Thursday, January 29, 2015

THE NARROW ROAD TO THE DEEP NORTH by Richard Flanagan (fic)

Richard Flanagan was born in Tasmania as is Dorrigo Evans, the hero of his new book.  Flanagan's father survived the notorious Death Railway as a prisoner of the Japanese in World War II.  The building of this railway through Thailand and into Burma, to facilitate a Japanese invasion of India, forms the setting of this novel.  The title comes from a 17th century classic of Japanese literature about a long journey on foot, told in a mixture of prose and haiku.

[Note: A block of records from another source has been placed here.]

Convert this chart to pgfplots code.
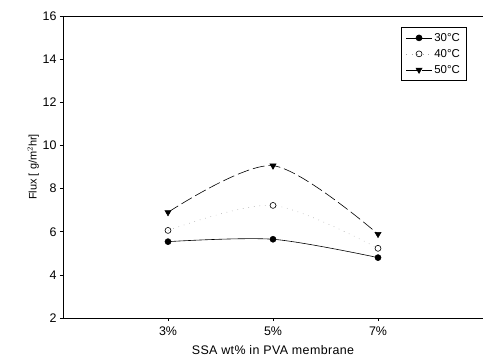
\documentclass[border=0pt]{standalone}
\usepackage{pgfplots}
\pgfplotsset{compat=1.18}
\usepackage{fontspec}
\setmainfont{Liberation Sans}
\begin{document}
\begin{tikzpicture}
\begin{axis}[
  scale only axis,
  width=420bp, height=302bp,
  xmin=1, xmax=9, ymin=2, ymax=16,
  axis lines*=left,
  xtick={3,5,7},
  xticklabels={3\%,5\%,7\%},
  ytick={2,4,6,8,10,12,14,16},
  tick align=outside,
  major tick length=3bp,
  tick style={black, line width=0.6pt},
  axis line style={line width=0.7pt},
  /pgf/number format/assume math mode=true,
  tick label style={font=\fontsize{12.5}{14}\selectfont},
  xticklabel style={yshift=-2bp},
  xlabel={\addfontfeatures{LetterSpace=3}SSA wt\% in PVA membrane},
  ylabel={Flux [ g/m$^{2}$hr]},
  xlabel style={font=\fontsize{12.5}{14}\selectfont, yshift=-3bp},
  ylabel style={font=\fontsize{11}{13}\selectfont, yshift=-3bp},
  legend style={at={(0.96,0.964)}, anchor=north east, draw=black, line width=0.6pt,
    font=\fontsize{11.5}{13}\selectfont, row sep=2.5bp, inner sep=4pt},
  legend cell align=left,
  legend image code/.code={\draw[mark repeat=2, mark phase=2, #1] plot coordinates {(0bp,0bp) (13bp,0bp) (26bp,0bp)};},
  clip=false,
]
\addplot[black, line width=0.6pt, smooth, mark=*, mark size=3pt, mark options={solid, fill=black}]
  coordinates {(3,5.54) (5,5.65) (7,4.80)};
\addlegendentry{30\textdegree C}
\addplot[gray!70, line width=0.6pt, smooth, dash pattern=on 0.6pt off 5pt, mark=o, mark size=3pt, mark options={solid, black, fill=white}]
  coordinates {(3,6.06) (5,7.22) (7,5.23)};
\addlegendentry{40\textdegree C}
\addplot[black, line width=0.6pt, smooth, dash pattern=on 12pt off 4pt, mark=triangle*, mark size=3.5pt, mark options={solid, fill=black, rotate=180}]
  coordinates {(3,6.90) (5,9.06) (7,5.89)};
\addlegendentry{50\textdegree C}
\draw[line width=0.7pt] (rel axis cs:0,1) -- (rel axis cs:1,1);
\path (rel axis cs:0,0) ++(-63bp,-43bp) coordinate (bl);
\path (rel axis cs:1,1) ++(1bp,16bp) coordinate (tr);
\end{axis}
\useasboundingbox (bl) rectangle (tr);
\end{tikzpicture}
\end{document}
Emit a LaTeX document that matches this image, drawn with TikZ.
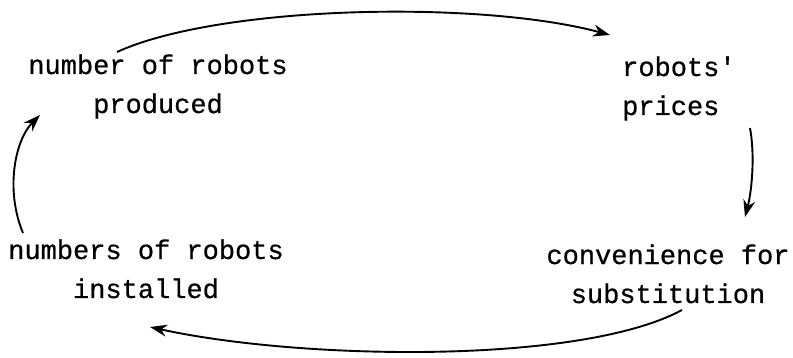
\documentclass[tikz,border=0pt]{standalone}
\usepackage{fontspec}
\setmonofont[FakeBold=0.6,AutoFakeBold=0.6]{Liberation Mono}
\usetikzlibrary{arrows.meta}
\tikzset{
  lbl/.style={font=\ttfamily\fontsize{27}{39}\selectfont, inner sep=0pt},
  conn/.style={line width=1.9pt, -{Stealth[length=17pt,width=12pt]}}
}
\begin{document}
\begin{tikzpicture}[x=1pt,y=-1pt]
\useasboundingbox[fill=white] (0,0) rectangle (793,358);
\node[lbl, align=center, anchor=base] (A) at (158,113) {number of robots\\produced};
\node[lbl, align=left, anchor=base west] (B) at (622,115) {robots'\\prices};
\node[lbl, align=center, anchor=base] (D) at (668,303) {convenience for\\substitution};
\node[lbl, align=center, anchor=base] (C) at (146,298) {numbers of robots\\installed};
\draw[conn] ([shift={(-41,-61)}]A.base) .. controls (220,5) and (480,0) .. ([shift={(-12,-80)}]B.base west);
\draw[conn] ([shift={(128,13)}]B.base west) .. controls (755,155) and (752,190) .. ([shift={(77,-86)}]D.base);
\draw[conn] ([shift={(14,7)}]D.base) .. controls (580,365) and (300,360) .. ([shift={(4,29)}]C.base);
\draw[conn] ([shift={(-123,-65)}]C.base) .. controls (5,190) and (15,140) .. ([shift={(-118,2)}]A.base);
\end{tikzpicture}
\end{document}
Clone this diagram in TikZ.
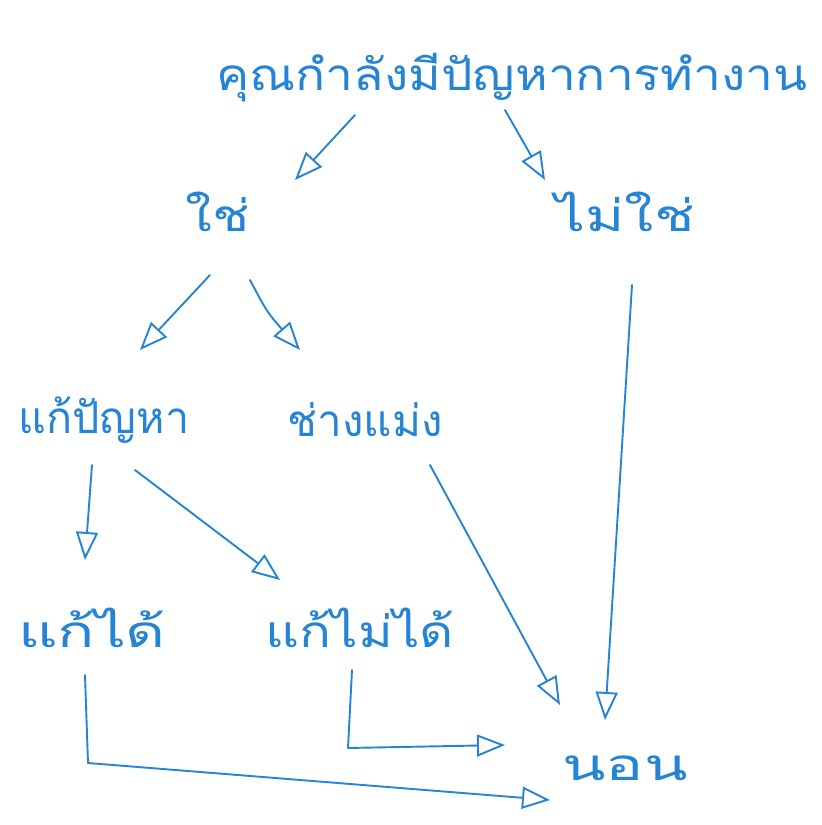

Dorrigo Evans is a medical officer in the Austrailian army when he is captured by the Japanese and made to tend to his fellow captives who have been pressed into slave labor cutting through the jungles of Thailand and building the railroad.  It was called the Death Railway because it killed nearly 100,00 allied troops, 9000 of them Aussies.  This harrowing subject is penned with care by Flanagan.  The book is beautifully constructed with occasional poetic quotes which stand in contrast to the stark and frightening conditions the prisoners endured.  Flanagan weaves several stories through the bildungsroman of Dorrigo's life, from his childhood in Tasmania, to his love affair with the fascinating and beautiful Amy.  The centerpiece of the book is the Prisoner of War Camp where Dorrigo attempts to maintain as much civility as he can, for the men he is responsible for saving.  When the war is over those men who make it through are forever scarred, and this includes Evans who becomes a hero in his country, but not much of a father or husband.

After the war has ended, the reader also follows the fate of Marjor Nakamura the protagonist of the prison camp.  Flanagan does an admirable job of expressing the confusion of Nakamua who has to work out the dichotomy of blind obedience to the Emperor and his desire to be thought of as a good man.  He spends his life trying to work out this puzzle.

The theme of the novel is life's journey and meaning for all the men, Austrailian and Japanese.  It seems to elude these men damaged by war.  For Dorrigo Evans it is connected with his attachment to Tennyson's poem "Ulysses" who finds life's meaning always just beyond his grasp.  Also Evans looks for meaning in the dark Haiku poems of  Shisui who at his death had nothing to say that wasn't contained in his final brush painting of a perfect circle.

Flanagan has written a story based on truth that will stay with the reader long after the final page is read.  It is well-deserving of the Booker Prize which it won in 2014.  Though it deals with man's dehumanizing brutality to man, it also shows us the consequences of the aftermath of war and the hope of rehabilitation.  I highly recommend this book to all readers.